• **What the task requires**:
From the entries below, extract every line that includes the word "chart".

• **Material shown**:
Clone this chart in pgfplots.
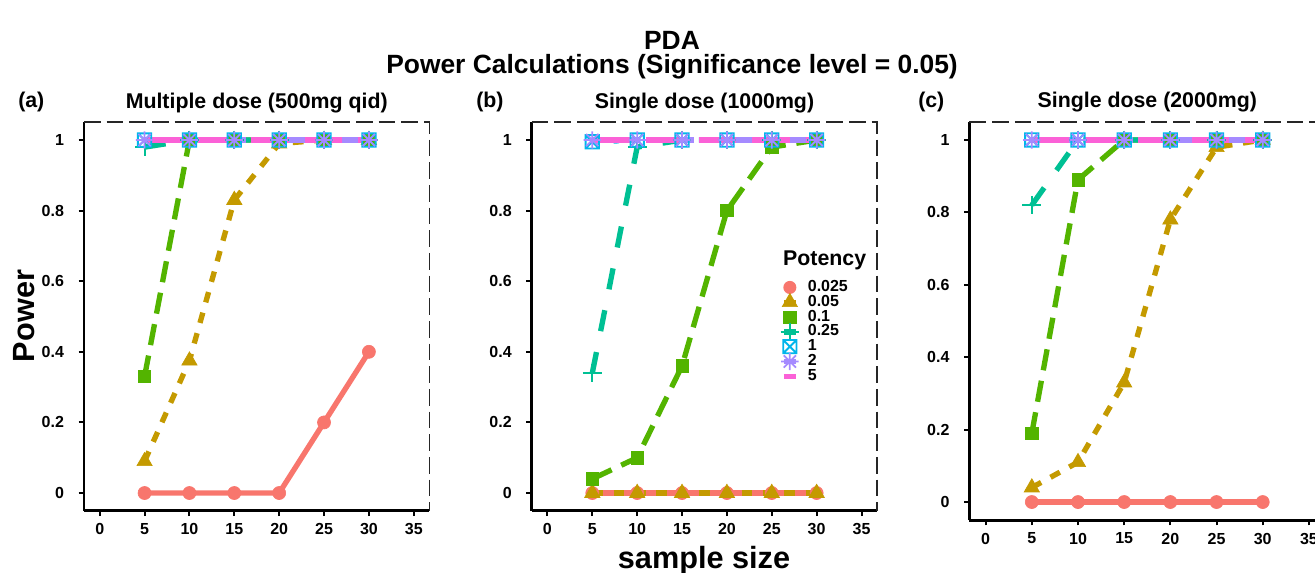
\documentclass[border=0pt]{standalone}
\usepackage{fontspec}
\setmainfont{Liberation Sans}
\usepackage{pgfplots}
\pgfplotsset{compat=1.18}

\definecolor{c1}{HTML}{F8766D}
\definecolor{c2}{HTML}{C49A00}
\definecolor{c3}{HTML}{53B400}
\definecolor{c4}{HTML}{00C094}
\definecolor{c5}{HTML}{00B6EB}
\definecolor{c6}{HTML}{A58AFF}
\definecolor{c7}{HTML}{FB61D7}

\pgfdeclareplotmark{boxx}{%
  \pgfpathrectangle{\pgfpoint{-\pgfplotmarksize}{-\pgfplotmarksize}}{\pgfpoint{2\pgfplotmarksize}{2\pgfplotmarksize}}%
  \pgfpathmoveto{\pgfpoint{-\pgfplotmarksize}{-\pgfplotmarksize}}\pgfpathlineto{\pgfpoint{\pgfplotmarksize}{\pgfplotmarksize}}%
  \pgfpathmoveto{\pgfpoint{-\pgfplotmarksize}{\pgfplotmarksize}}\pgfpathlineto{\pgfpoint{\pgfplotmarksize}{-\pgfplotmarksize}}%
  \pgfusepathqstroke}
\pgfdeclareplotmark{ast8}{%
  \pgfpathmoveto{\pgfpoint{-\pgfplotmarksize}{0pt}}\pgfpathlineto{\pgfpoint{\pgfplotmarksize}{0pt}}%
  \pgfpathmoveto{\pgfpoint{0pt}{-\pgfplotmarksize}}\pgfpathlineto{\pgfpoint{0pt}{\pgfplotmarksize}}%
  \pgfpathmoveto{\pgfpoint{-0.707\pgfplotmarksize}{-0.707\pgfplotmarksize}}\pgfpathlineto{\pgfpoint{0.707\pgfplotmarksize}{0.707\pgfplotmarksize}}%
  \pgfpathmoveto{\pgfpoint{-0.707\pgfplotmarksize}{0.707\pgfplotmarksize}}\pgfpathlineto{\pgfpoint{0.707\pgfplotmarksize}{-0.707\pgfplotmarksize}}%
  \pgfusepathqstroke}

\tikzset{
  ln/.style={line width=4pt, line join=round, line cap=butt},
  lt1/.style={ln,solid},
  lt2/.style={ln,dash pattern=on 8pt off 8pt},
  lt3/.style={ln,dash pattern=on 16pt off 8pt},
  lt4/.style={ln,dash pattern=on 16pt off 16pt},
  lt5/.style={ln,dash pattern=on 4pt off 12pt},
  lt6/.style={ln,dash pattern=on 4pt off 12pt on 16pt off 12pt},
  lt7/.style={ln,dash pattern=on 28pt off 12pt},
  m1/.style={c1, mark=*, mark size=4.9pt, mark options={solid, fill=c1, draw=c1, line width=0.5pt}},
  m2/.style={c2, mark=triangle*, mark size=6.6pt, mark options={solid, fill=c2, draw=c2, line width=0.5pt}},
  m3/.style={c3, mark=square*, mark size=4.6pt, mark options={solid, fill=c3, draw=c3, line width=0.5pt}},
  m4/.style={c4, mark=+, mark size=7pt, mark options={solid, line width=1.5pt}},
  m5/.style={c5, mark=boxx, mark size=5pt, mark options={solid, line width=1.4pt}},
  m6/.style={c6, mark=ast8, mark size=6.5pt, mark options={solid, line width=1.3pt}},
  bb/.style={draw=none, fill=none},
}

\newcommand{\paneldata}[7]{%
  \addplot[forget plot, c1, lt1] coordinates {#1};
  \addplot[forget plot, c2, lt2] coordinates {#2};
  \addplot[forget plot, c3, lt3] coordinates {#3};
  \addplot[forget plot, c4, lt4] coordinates {#4};
  \addplot[forget plot, c5, lt5] coordinates {#5};
  \addplot[forget plot, c6, lt6] coordinates {#6};
  \addplot[forget plot, c7, lt7] coordinates {#7};
  \addplot[forget plot, only marks, m1] coordinates {#1};
  \addplot[forget plot, only marks, m2] coordinates {#2};
  \addplot[forget plot, only marks, m3] coordinates {#3};
  \addplot[forget plot, only marks, m4] coordinates {#4};
  \addplot[forget plot, only marks, m5] coordinates {#5};
  \addplot[forget plot, only marks, m6] coordinates {#6};
  \draw[black!85, line width=1.4pt, dash pattern=on 12.5pt off 4.5pt] (rel axis cs:0,1) -- (rel axis cs:1,1) -- (rel axis cs:1,0);
}

\pgfplotsset{
  panel/.style={
    scale only axis, anchor=north west,
    xmin=-1.75, xmax=36.75, ymin=-0.05, ymax=1.05,
    axis x line*=bottom, axis y line*=left,
    axis line style={line width=2.2pt, black, -},
    tick style={line width=1.5pt, black},
    major tick length=4pt, tick align=outside,
    xtick={0,5,10,15,20,25,30,35},
    ytick={0,0.2,0.4,0.6,0.8,1},
    yticklabels={0,0.2,0.4,0.6,0.8,1},
    /pgf/number format/assume math mode=true,
    ticklabel style={font=\bfseries\fontsize{12}{12}\selectfont},
    xticklabel style={yshift=-2pt},
    yticklabel style={xshift=-7.5pt},
    title style={font=\bfseries\fontsize{16}{16}\selectfont, at={(0.5,1)}, anchor=base, inner sep=0pt, yshift=4.5pt},
    clip=false,
  },
}

\begin{document}
\begin{tikzpicture}
% titles
\node[anchor=base, font=\bfseries\fontsize{19.8}{20}\selectfont] at (504pt,-36.8pt) {PDA};
\node[anchor=base, font=\bfseries\fontsize{19.8}{20}\selectfont] at (504pt,-54.8pt) {Power Calculations (Significance level = 0.05)};
\node[anchor=base west, font=\bfseries\fontsize{16}{16}\selectfont, inner sep=0pt] at (13.5pt,-80.3pt) {(a)};
\node[anchor=base west, font=\bfseries\fontsize{16}{16}\selectfont, inner sep=0pt] at (357pt,-80.3pt) {(b)};
\node[anchor=base west, font=\bfseries\fontsize{16}{16}\selectfont, inner sep=0pt] at (688.5pt,-80.3pt) {(c)};
\node[anchor=base, rotate=90, font=\bfseries\fontsize{23}{23}\selectfont, inner sep=0pt] at (25.5pt,-237pt) {Power};
\node[anchor=base, font=\bfseries\fontsize{23}{23}\selectfont, inner sep=0pt] at (528pt,-426.5pt) {sample size};

% panel (a)
\begin{axis}[panel, at={(63pt,-91.8pt)}, width=259.1pt, height=291.2pt, title={Multiple dose (500mg qid)}]
\paneldata
{(5,0) (10,0) (15,0) (20,0) (25,0.2) (30,0.4)}
{(5,0.09) (10,0.375) (15,0.83) (20,0.99) (25,1) (30,1)}
{(5,0.33) (10,1) (15,1) (20,1) (25,1) (30,1)}
{(5,0.98) (10,1) (15,1) (20,1) (25,1) (30,1)}
{(5,1) (10,1) (15,1) (20,1) (25,1) (30,1)}
{(5,1) (10,1) (15,1) (20,1) (25,1) (30,1)}
{(5,1) (10,1) (15,1) (20,1) (25,1) (30,1)}
\end{axis}

% panel (b)
\begin{axis}[panel, at={(398.8pt,-91.8pt)}, width=259.1pt, height=291.2pt, title={Single dose (1000mg)},
  legend style={at={(0.724,0.594)}, anchor=north west, draw=none, fill=none, inner sep=0pt, outer sep=0pt,
    row sep=0pt, column sep=7.5pt,
    nodes={inner sep=0pt, font=\bfseries\fontsize{12}{12}\selectfont, text height=8.6pt, text depth=2.5pt}},
  legend cell align=left]
\addlegendimage{legend image code/.code={\path[bb] (-6pt,-3pt) rectangle (6pt,3pt);
  \draw[overlay,c1,line width=4pt,solid] (-4.5pt,0pt) -- (4.5pt,0pt);
  \fill[overlay,c1,draw=none] (0pt,0pt) circle (4.9pt);}}
\addlegendimage{legend image code/.code={\path[bb] (-6pt,-3pt) rectangle (6pt,3pt);
  \draw[overlay,c2,line width=4pt,solid] (-4.5pt,0pt) -- (4.5pt,0pt);
  \draw[overlay,c2,fill=c2,line width=0.5pt,solid] plot[only marks, mark=triangle*, mark size=6.6pt] coordinates {(0pt,0pt)};}}
\addlegendimage{legend image code/.code={\path[bb] (-6pt,-3pt) rectangle (6pt,3pt);
  \draw[overlay,c3,line width=4pt,solid] (-4.5pt,0pt) -- (4.5pt,0pt);
  \draw[overlay,c3,fill=c3,line width=0.5pt,solid] plot[only marks, mark=square*, mark size=4.6pt] coordinates {(0pt,0pt)};}}
\addlegendimage{legend image code/.code={\path[bb] (-6pt,-3pt) rectangle (6pt,3pt);
  \draw[overlay,c4,line width=4pt,solid] (-4.5pt,0pt) -- (4.5pt,0pt);
  \draw[overlay,c4,fill=none,line width=1.5pt,solid] plot[only marks, mark=+, mark size=7pt] coordinates {(0pt,0pt)};}}
\addlegendimage{legend image code/.code={\path[bb] (-6pt,-3pt) rectangle (6pt,3pt);
  \draw[overlay,c5,fill=none,line width=1.4pt,solid] plot[only marks, mark=boxx, mark size=5pt] coordinates {(0pt,0pt)};}}
\addlegendimage{legend image code/.code={\path[bb] (-6pt,-3pt) rectangle (6pt,3pt);
  \draw[overlay,c6,line width=4pt,solid] (-4.5pt,0pt) -- (4.5pt,0pt);
  \draw[overlay,c6,fill=none,line width=1.3pt,solid] plot[only marks, mark=ast8, mark size=6.5pt] coordinates {(0pt,0pt)};}}
\addlegendimage{legend image code/.code={\path[bb] (-6pt,-3pt) rectangle (6pt,3pt);
  \draw[overlay,c7,line width=4pt,solid] (-4.5pt,0pt) -- (4.5pt,0pt);}}
\legend{0.025,0.05,0.1,0.25,1,2,5}
\paneldata
{(5,0) (10,0) (15,0) (20,0) (25,0) (30,0)}
{(5,0) (10,0) (15,0) (20,0) (25,0) (30,0)}
{(5,0.04) (10,0.10) (15,0.36) (20,0.80) (25,0.98) (30,1)}
{(5,0.34) (10,0.98) (15,1) (20,1) (25,1) (30,1)}
{(5,0.995) (10,1) (15,1) (20,1) (25,1) (30,1)}
{(5,1) (10,1) (15,1) (20,1) (25,1) (30,1)}
{(5,1) (10,1) (15,1) (20,1) (25,1) (30,1)}
\node[anchor=base west, inner sep=0pt, font=\bfseries\fontsize{16}{16}\selectfont] at (rel axis cs:0.727,0.6315) {Potency};
\end{axis}

% panel (c)
\begin{axis}[panel, at={(727.1pt,-91.4pt)}, width=266.7pt, height=298.7pt, title={Single dose (2000mg)}]
\paneldata
{(5,0) (10,0) (15,0) (20,0) (25,0) (30,0)}
{(5,0.04) (10,0.11) (15,0.33) (20,0.78) (25,0.98) (30,1)}
{(5,0.19) (10,0.89) (15,1) (20,1) (25,1) (30,1)}
{(5,0.82) (10,1) (15,1) (20,1) (25,1) (30,1)}
{(5,1) (10,1) (15,1) (20,1) (25,1) (30,1)}
{(5,1) (10,1) (15,1) (20,1) (25,1) (30,1)}
{(5,1) (10,1) (15,1) (20,1) (25,1) (30,1)}
\end{axis}

\pgfresetboundingbox
\useasboundingbox (0pt,0pt) rectangle (986.25pt,-429pt);
\end{tikzpicture}
\end{document}
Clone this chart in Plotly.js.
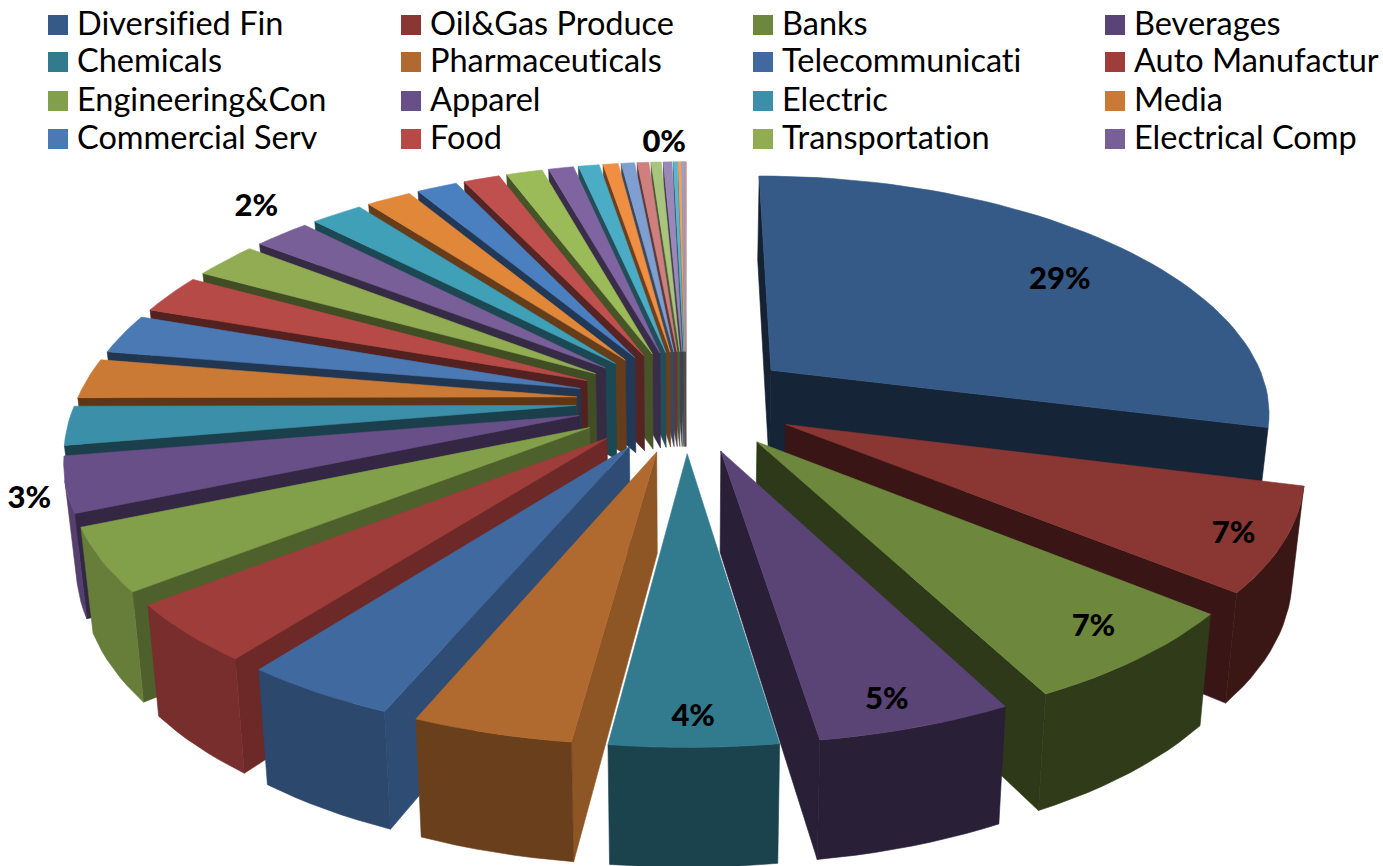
<!DOCTYPE html>
<html>
<head>
<meta charset="utf-8">
<style>html,body{margin:0;padding:0;background:#fff}#chart{width:1383px;height:866px}
text{font-variant-ligatures:none !important}</style>
<script src="https://cdn.plot.ly/plotly-3.0.1.min.js"></script>
</head>
<body>
<div id="chart"></div>
<script>
// ---------- data ----------
const legendNames = ["Diversified Fin","Oil&Gas Produce","Banks","Beverages",
  "Chemicals","Pharmaceuticals","Telecommunicati","Auto Manufactur",
  "Engineering&Con","Apparel","Electric","Media",
  "Commercial Serv","Food","Transportation","Electrical Comp"];
const shares = [29.0,7.0,6.5,5.17,4.39,4.22,4.11,3.99,4.27,3.72,2.62,2.69,2.69,2.64,2.45,2.15,
  1.97,1.72,1.56,1.39,1.39,0.96,0.80,0.58,0.51,0.44,0.39,0.33,0.15,0.12,0.08,0.06];
const colors = ["#355a87","#8a3633","#6d883c","#5a4476","#327b8e","#b0692e","#40699f","#9f3d3b",
  "#82a04a","#694f88","#3b8fa8","#cb7a36","#4a79b4","#b64a47","#91ac52","#785f98",
  "#3fa0b8","#e0873a","#4a7fc0","#c0504d","#9bbb59","#8064a2","#4bacc6","#f08f42",
  "#7f9fd0","#cf7f7e","#a9c47c","#9a88b8","#5cb5cc","#f0a060","#8aa8d8","#d89090"];
const labelTexts = ["29%","7%","7%","5%","4%","3%","2%","0%"];
const labelSlices = [0,1,2,3,4,9,15,26];
const labelRadii = [0.775,0.91,0.88,0.91,0.91,1.07,1.16,1.12];
const labelTurns = [4,1,-1,1,0,-2,3,1.3];

// ---------- projection of the tilted pie onto the plot axes ----------
const view = {cx:686, cy:401, a:500, px:0.165, b:232, p:0.15, explode:0.22, depth:98, shrink:0.98, labelDrop:1.5};
const total = shares.reduce((s,v)=>s+v,0);
const rad = d => d*Math.PI/180;
function project(X,Y,low){
  const w = 1 - view.p*Y;
  let x = view.cx + view.a*X/(1 - view.px*Y), y = view.cy + view.b*Y/w;
  if(low){ x = view.cx + (x-view.cx)*view.shrink; y += view.depth/w; }
  return [x,y];
}
function polar(mid,theta,r){
  return [view.explode*Math.sin(rad(mid)) + r*Math.sin(rad(theta)),
         -view.explode*Math.cos(rad(mid)) - r*Math.cos(rad(theta))];
}
function lerpStops(stops,t){
  if(t<=stops[0][0]) return stops[0][1];
  for(let i=1;i<stops.length;i++){
    if(t<=stops[i][0]){
      const f=(t-stops[i-1][0])/(stops[i][0]-stops[i-1][0]);
      return stops[i-1][1]+f*(stops[i][1]-stops[i-1][1]);
    }
  }
  return stops[stops.length-1][1];
}
const rimStops = [[0,.38],[120,.42],[160,.45],[180,.55],[200,.62],[215,.72],[230,.78],[250,.8],[360,.8]];
const wallStops = [[0,.38],[170,.42],[185,.82],[205,.72],[225,.65],[245,.5],[260,.45],[360,.45]];
function shade(hex,f){
  const n=parseInt(hex.slice(1),16);
  const c=[n>>16,(n>>8)&255,n&255].map(v=>Math.round(v*f));
  return `rgb(${c[0]},${c[1]},${c[2]})`;
}
function area(q){
  let s=0;
  for(let i=0;i<q.length;i++){const a=q[i],b=q[(i+1)%q.length];s+=a[0]*b[1]-b[0]*a[1];}
  return s/2;
}
function poly(pts,color){
  return {type:"scatter",mode:"lines",x:pts.map(p=>p[0]).concat(pts[0][0]),y:pts.map(p=>p[1]).concat(pts[0][1]),
    fill:"toself",fillcolor:color,line:{color:color,width:0.6},hoverinfo:"skip",showlegend:false};
}

// ---------- slices ----------
let start=0;
const slices = shares.map((v,i)=>{
  const span=v/total*360, s={i,from:start,to:start+span,mid:start+span/2};
  start+=span; return s;
});
const order = slices.slice().sort((a,b)=>(-Math.cos(rad(a.mid)))-(-Math.cos(rad(b.mid))));
const traces=[];
order.forEach(s=>{
  const col=colors[s.i%colors.length];
  const n=Math.max(2,Math.ceil((s.to-s.from)/2));
  const arcT=[...Array(n+1).keys()].map(k=>s.from+(s.to-s.from)*k/n);
  const apexW=polar(s.mid,s.mid,0);
  const arcW=arcT.map(t=>polar(s.mid,t,1));
  const top=arcW.map(p=>project(p[0],p[1],false));
  const bot=arcW.map(p=>project(p[0],p[1],true));
  const apexT=project(apexW[0],apexW[1],false), apexB=project(apexW[0],apexW[1],true);
  // radial walls
  const wallS=[apexT,top[0],bot[0],apexB];
  const wallE=[top[n],apexT,apexB,bot[n]];
  if(area(wallS)<0) traces.push(poly(wallS,shade(col,lerpStops(wallStops,s.from))));
  if(area(wallE)<0) traces.push(poly(wallE,shade(col,s.to<180?lerpStops(wallStops,s.to):0.5)));
  // outer rim: contiguous front-facing run
  let run=[];
  const flush=()=>{
    if(run.length){
      const pts=run.map(k=>top[k]).concat(run.slice().reverse().map(k=>bot[k]));
      const midT=arcT[run[Math.floor(run.length/2)]];
      traces.push(poly(pts,shade(col,lerpStops(rimStops,midT))));
      run=[];
    }
  };
  for(let k=0;k<n;k++){
    const q=[top[k],top[k+1],bot[k+1],bot[k]];
    if(area(q)<0){ if(!run.length) run.push(k); run.push(k+1);} else flush();
  }
  flush();
  // top surface
  traces.push(poly([apexT].concat(top),col));
});

// ---------- data labels ----------
const labelPts = labelTexts.map((t,j)=>{
  const s=slices[labelSlices[j]];
  const w=polar(s.mid,s.mid+labelTurns[j],labelRadii[j]);
  return project(w[0],w[1],false);
});
traces.push({type:"scatter",mode:"text",x:labelPts.map(p=>p[0]),y:labelPts.map(p=>p[1]+view.labelDrop),text:labelTexts,
  textposition:"middle center",textfont:{family:"Lato, Carlito, sans-serif",size:31,color:"#000",weight:900},
  cliponaxis:false,hoverinfo:"skip",showlegend:false});

// ---------- legend grid ----------
const colX=[58,411,763,1115], rowY=[25,62,101,139], textGap=19, textDrop=2;
const lx=legendNames.map((_,i)=>colX[i%4]), ly=legendNames.map((_,i)=>rowY[Math.floor(i/4)]);
traces.push({type:"scatter",mode:"markers",x:lx,y:ly,marker:{symbol:"square",size:20,color:colors.slice(0,16)},
  hoverinfo:"skip",showlegend:false,cliponaxis:false});
traces.push({type:"scatter",mode:"text",x:lx.map(v=>v+textGap),y:ly.map(v=>v+textDrop),text:legendNames,textposition:"middle right",
  textfont:{family:"Lato, Carlito, sans-serif",size:32.5,color:"#000"},hoverinfo:"skip",showlegend:false,cliponaxis:false});

Plotly.newPlot("chart",traces,{
  width:1383,height:866,margin:{l:0,r:0,t:0,b:0},paper_bgcolor:"#fff",plot_bgcolor:"#fff",showlegend:false,
  xaxis:{range:[0,1383],visible:false,fixedrange:true},
  yaxis:{range:[866,0],visible:false,fixedrange:true}
},{displayModeBar:false,staticPlot:true});
</script>
</body>
</html>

• **Result for this exercise**:
Clone this chart in pgfplots.
Clone this chart in Plotly.js.
<style>html,body{margin:0;padding:0;background:#fff}#chart{width:1383px;height:866px}
<div id="chart"></div>
Plotly.newPlot("chart",traces,{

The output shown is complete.